### Given exercise
Reply with only the number of lines that contain the string "code".

### Data for this task
◇ ◇ ◇ ◇ ◇ ◇ ◇

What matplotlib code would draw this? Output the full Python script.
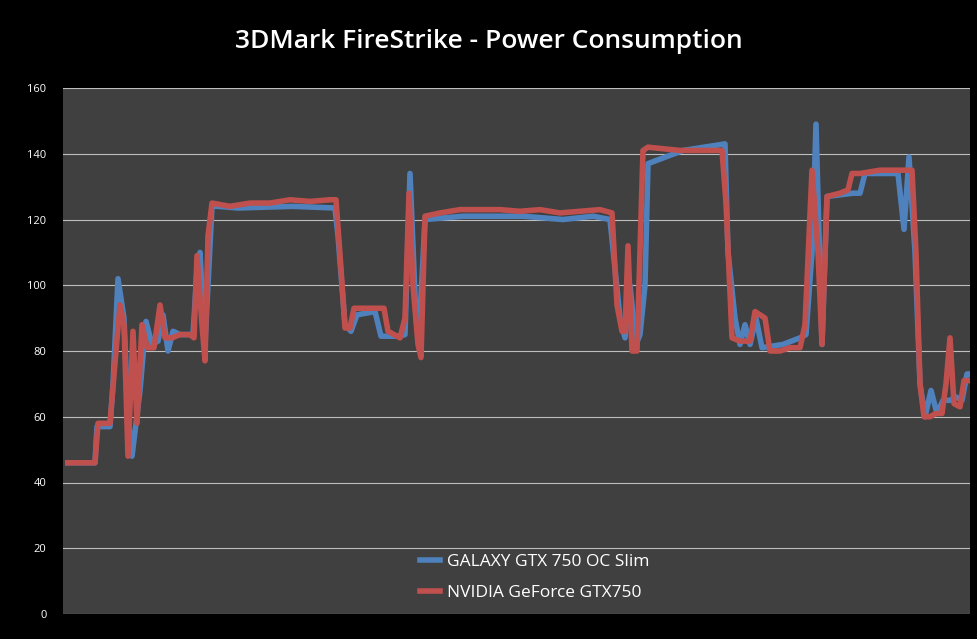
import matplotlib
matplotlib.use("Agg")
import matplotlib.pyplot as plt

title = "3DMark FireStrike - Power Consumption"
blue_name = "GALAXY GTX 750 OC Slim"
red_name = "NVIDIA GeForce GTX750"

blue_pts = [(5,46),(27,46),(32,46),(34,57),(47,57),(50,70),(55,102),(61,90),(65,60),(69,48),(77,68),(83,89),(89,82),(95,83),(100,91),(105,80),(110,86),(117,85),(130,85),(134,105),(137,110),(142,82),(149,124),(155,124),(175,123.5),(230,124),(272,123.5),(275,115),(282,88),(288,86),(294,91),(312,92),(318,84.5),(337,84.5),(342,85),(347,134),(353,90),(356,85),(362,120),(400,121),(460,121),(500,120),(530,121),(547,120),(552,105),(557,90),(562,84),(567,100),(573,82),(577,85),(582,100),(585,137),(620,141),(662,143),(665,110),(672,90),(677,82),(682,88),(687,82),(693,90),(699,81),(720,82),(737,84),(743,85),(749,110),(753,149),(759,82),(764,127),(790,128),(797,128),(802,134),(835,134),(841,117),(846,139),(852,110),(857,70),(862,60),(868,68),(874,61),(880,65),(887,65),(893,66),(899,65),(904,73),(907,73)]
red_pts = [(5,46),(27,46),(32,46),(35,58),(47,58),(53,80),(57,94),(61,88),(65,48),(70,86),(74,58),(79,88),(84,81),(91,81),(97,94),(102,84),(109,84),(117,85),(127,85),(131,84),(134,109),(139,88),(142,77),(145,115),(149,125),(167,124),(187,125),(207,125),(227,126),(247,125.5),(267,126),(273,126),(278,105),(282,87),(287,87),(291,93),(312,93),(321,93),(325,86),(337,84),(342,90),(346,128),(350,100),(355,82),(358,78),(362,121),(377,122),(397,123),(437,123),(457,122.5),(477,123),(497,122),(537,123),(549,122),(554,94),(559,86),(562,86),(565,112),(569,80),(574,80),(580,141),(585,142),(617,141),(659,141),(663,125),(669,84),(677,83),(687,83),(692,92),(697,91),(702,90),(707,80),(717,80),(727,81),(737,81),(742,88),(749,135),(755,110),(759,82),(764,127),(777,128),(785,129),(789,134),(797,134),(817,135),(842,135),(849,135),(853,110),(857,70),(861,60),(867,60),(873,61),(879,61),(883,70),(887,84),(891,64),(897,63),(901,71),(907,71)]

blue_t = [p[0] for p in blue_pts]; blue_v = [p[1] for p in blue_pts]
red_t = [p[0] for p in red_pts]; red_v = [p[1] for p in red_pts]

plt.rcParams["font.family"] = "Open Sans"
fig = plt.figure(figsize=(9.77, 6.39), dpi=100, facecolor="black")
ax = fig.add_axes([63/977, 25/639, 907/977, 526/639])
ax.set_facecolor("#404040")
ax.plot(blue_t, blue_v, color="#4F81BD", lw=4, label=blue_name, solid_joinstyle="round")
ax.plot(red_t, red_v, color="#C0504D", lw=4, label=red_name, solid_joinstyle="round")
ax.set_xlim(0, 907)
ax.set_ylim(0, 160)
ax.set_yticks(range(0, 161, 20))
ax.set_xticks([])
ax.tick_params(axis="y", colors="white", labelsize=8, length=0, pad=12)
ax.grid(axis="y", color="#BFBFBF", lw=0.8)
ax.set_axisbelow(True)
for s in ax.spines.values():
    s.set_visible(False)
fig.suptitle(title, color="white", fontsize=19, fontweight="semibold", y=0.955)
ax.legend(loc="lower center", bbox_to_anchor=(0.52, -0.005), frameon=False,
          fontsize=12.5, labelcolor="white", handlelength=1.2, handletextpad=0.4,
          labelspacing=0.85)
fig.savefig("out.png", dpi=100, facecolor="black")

◇ ◇ ◇ ◇ ◇ ◇ ◇

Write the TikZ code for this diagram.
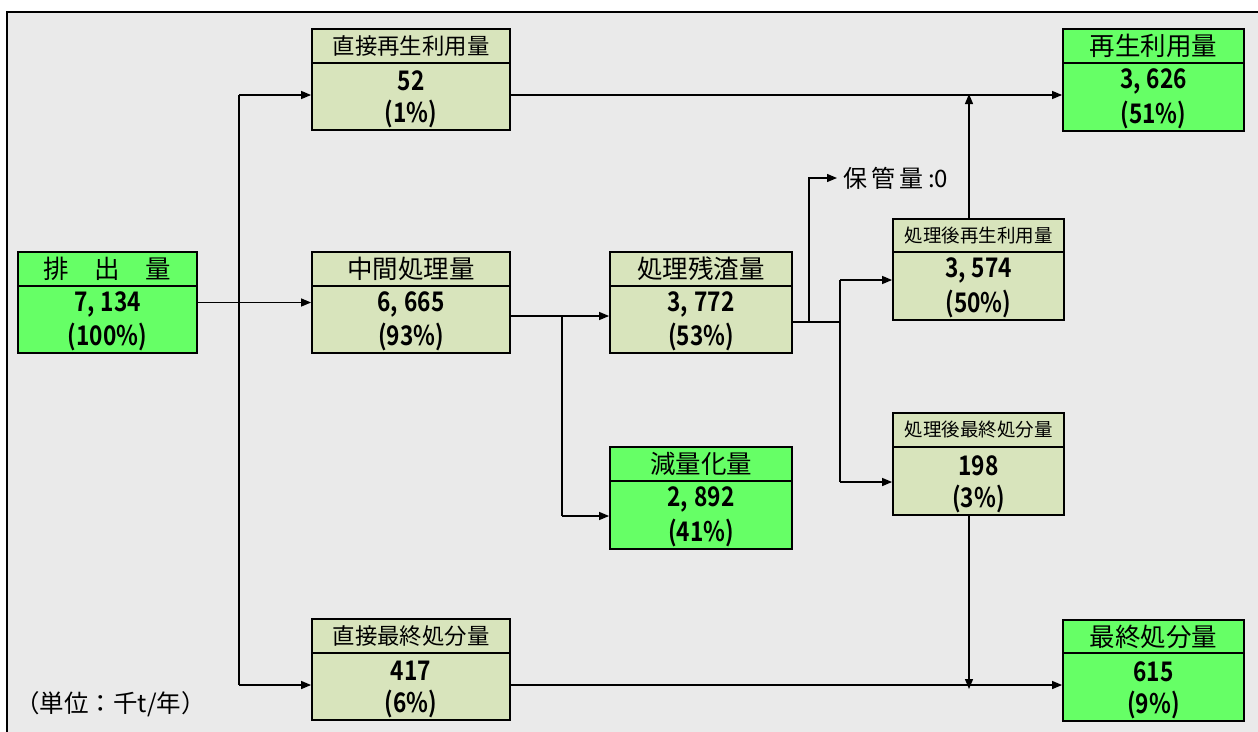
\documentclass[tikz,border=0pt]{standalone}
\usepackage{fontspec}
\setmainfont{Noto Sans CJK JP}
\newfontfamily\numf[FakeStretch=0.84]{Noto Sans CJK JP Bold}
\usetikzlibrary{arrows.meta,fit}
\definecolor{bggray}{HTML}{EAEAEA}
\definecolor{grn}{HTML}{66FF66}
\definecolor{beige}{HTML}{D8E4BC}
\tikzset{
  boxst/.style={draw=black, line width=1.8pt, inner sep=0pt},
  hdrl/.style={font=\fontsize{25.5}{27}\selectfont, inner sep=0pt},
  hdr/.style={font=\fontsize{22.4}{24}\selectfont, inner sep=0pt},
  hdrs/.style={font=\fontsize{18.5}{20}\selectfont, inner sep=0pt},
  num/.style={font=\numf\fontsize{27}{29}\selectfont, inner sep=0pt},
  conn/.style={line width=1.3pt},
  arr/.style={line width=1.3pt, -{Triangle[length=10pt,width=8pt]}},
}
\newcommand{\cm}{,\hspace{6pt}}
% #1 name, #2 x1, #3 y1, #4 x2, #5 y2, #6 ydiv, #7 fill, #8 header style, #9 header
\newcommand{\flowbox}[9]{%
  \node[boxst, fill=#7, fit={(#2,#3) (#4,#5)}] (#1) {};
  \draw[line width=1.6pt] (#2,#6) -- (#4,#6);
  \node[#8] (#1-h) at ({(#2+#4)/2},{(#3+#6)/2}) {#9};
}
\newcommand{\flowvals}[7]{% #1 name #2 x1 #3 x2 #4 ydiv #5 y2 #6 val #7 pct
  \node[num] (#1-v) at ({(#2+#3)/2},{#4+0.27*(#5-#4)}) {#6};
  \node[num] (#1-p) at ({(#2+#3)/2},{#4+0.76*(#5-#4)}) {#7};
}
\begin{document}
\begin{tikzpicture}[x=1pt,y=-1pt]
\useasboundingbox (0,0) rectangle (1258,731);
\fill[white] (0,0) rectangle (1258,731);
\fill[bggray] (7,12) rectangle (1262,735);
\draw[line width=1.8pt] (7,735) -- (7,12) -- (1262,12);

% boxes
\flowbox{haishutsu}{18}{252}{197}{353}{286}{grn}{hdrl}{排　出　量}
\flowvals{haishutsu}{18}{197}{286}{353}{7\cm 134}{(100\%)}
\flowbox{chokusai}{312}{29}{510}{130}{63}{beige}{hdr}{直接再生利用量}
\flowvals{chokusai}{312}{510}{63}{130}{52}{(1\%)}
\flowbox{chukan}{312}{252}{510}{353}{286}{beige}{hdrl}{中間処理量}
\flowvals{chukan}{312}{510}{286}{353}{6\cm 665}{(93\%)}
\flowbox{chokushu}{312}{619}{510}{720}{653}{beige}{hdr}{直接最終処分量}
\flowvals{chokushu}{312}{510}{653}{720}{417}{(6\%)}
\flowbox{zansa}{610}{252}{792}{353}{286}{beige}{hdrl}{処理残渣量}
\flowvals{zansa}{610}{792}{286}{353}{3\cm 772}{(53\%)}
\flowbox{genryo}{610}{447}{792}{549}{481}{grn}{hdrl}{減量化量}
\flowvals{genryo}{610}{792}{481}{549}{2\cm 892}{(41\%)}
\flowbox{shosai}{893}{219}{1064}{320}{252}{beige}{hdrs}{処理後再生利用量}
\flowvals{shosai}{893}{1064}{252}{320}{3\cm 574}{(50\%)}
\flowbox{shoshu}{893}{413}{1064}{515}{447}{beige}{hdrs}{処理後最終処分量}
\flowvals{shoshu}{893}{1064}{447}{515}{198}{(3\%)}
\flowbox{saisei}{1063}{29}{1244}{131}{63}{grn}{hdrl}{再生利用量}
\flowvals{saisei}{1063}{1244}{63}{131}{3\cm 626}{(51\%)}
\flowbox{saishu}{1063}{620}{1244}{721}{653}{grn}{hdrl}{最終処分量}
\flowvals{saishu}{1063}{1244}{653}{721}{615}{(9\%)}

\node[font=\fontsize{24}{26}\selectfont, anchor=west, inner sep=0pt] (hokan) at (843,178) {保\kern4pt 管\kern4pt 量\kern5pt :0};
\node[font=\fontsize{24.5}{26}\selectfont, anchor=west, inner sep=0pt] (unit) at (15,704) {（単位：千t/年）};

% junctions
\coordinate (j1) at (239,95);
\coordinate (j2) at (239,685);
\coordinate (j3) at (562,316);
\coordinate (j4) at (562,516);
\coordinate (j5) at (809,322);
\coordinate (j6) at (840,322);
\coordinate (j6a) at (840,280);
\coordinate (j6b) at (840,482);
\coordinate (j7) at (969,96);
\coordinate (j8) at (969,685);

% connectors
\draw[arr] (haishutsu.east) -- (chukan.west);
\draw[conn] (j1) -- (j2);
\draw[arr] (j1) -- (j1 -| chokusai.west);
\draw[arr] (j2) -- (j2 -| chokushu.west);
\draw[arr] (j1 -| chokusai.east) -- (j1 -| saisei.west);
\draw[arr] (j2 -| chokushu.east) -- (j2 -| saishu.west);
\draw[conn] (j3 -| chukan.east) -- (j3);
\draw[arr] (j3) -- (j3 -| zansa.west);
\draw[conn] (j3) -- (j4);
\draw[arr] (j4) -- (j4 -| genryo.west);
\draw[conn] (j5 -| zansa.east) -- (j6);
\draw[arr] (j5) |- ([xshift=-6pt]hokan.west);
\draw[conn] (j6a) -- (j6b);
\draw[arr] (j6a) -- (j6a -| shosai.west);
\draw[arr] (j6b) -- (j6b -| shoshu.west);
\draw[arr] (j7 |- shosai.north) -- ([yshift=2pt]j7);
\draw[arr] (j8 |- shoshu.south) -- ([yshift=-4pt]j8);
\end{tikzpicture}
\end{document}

◇ ◇ ◇ ◇ ◇ ◇ ◇

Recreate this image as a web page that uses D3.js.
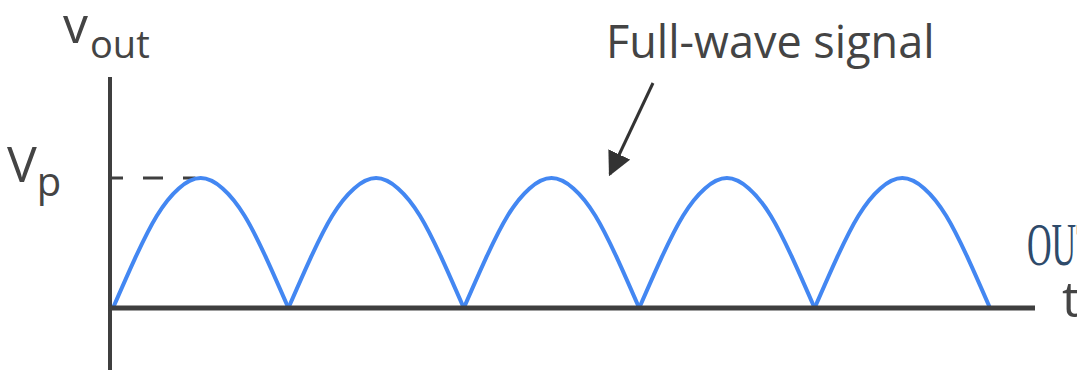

◇ ◇ ◇ ◇ ◇ ◇ ◇

### Solved exercise
2